(Entries from a dataset)
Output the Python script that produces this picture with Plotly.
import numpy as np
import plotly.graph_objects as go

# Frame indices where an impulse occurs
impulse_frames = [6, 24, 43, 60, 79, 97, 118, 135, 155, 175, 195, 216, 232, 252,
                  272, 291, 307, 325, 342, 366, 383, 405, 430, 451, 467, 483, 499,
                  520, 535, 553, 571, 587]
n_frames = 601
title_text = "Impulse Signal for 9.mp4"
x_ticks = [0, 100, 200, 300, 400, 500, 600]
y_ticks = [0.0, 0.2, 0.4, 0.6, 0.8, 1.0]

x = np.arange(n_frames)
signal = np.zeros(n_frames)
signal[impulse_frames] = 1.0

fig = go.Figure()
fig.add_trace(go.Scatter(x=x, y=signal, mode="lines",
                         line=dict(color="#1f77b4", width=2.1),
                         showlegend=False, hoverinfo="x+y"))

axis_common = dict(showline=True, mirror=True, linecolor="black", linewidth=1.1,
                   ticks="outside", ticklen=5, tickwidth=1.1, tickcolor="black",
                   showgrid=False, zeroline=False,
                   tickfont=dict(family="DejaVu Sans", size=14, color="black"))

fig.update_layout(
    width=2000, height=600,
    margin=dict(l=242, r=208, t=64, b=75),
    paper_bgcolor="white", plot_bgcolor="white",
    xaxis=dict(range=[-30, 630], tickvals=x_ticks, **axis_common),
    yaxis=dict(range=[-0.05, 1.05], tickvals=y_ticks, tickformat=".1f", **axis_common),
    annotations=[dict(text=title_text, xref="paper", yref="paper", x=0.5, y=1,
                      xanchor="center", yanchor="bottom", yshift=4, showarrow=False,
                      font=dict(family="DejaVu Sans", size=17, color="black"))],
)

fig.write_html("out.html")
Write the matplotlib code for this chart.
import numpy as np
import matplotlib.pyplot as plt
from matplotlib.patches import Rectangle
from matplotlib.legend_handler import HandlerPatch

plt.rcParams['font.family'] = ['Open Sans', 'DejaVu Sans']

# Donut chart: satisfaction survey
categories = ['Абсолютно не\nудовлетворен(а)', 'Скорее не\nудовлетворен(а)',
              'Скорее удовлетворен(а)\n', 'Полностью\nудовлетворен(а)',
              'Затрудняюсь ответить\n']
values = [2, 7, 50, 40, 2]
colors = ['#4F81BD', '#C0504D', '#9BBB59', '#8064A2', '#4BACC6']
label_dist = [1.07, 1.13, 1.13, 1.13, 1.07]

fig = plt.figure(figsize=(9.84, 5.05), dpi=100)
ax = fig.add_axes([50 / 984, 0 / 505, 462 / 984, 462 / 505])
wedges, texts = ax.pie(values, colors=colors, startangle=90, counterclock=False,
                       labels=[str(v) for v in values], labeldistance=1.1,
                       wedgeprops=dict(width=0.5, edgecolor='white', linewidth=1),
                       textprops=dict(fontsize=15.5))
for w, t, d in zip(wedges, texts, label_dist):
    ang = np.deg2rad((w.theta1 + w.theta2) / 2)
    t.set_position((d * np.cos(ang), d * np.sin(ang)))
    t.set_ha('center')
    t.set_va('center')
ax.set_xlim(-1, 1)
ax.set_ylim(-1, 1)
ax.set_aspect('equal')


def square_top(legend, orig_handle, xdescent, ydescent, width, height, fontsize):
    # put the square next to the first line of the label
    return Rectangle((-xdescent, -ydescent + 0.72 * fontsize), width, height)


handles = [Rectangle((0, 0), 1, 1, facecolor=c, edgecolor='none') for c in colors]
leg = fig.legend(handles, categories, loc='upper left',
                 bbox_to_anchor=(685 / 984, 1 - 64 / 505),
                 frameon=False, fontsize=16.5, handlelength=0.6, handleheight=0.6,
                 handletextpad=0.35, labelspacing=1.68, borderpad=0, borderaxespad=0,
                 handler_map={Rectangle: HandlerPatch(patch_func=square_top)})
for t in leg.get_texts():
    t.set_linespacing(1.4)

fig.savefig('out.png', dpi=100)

Task statement:
Gather each line of the listing that holds the string "this".

Solved exercise:
Output the Python script that produces this picture with Plotly.
Write the matplotlib code for this chart.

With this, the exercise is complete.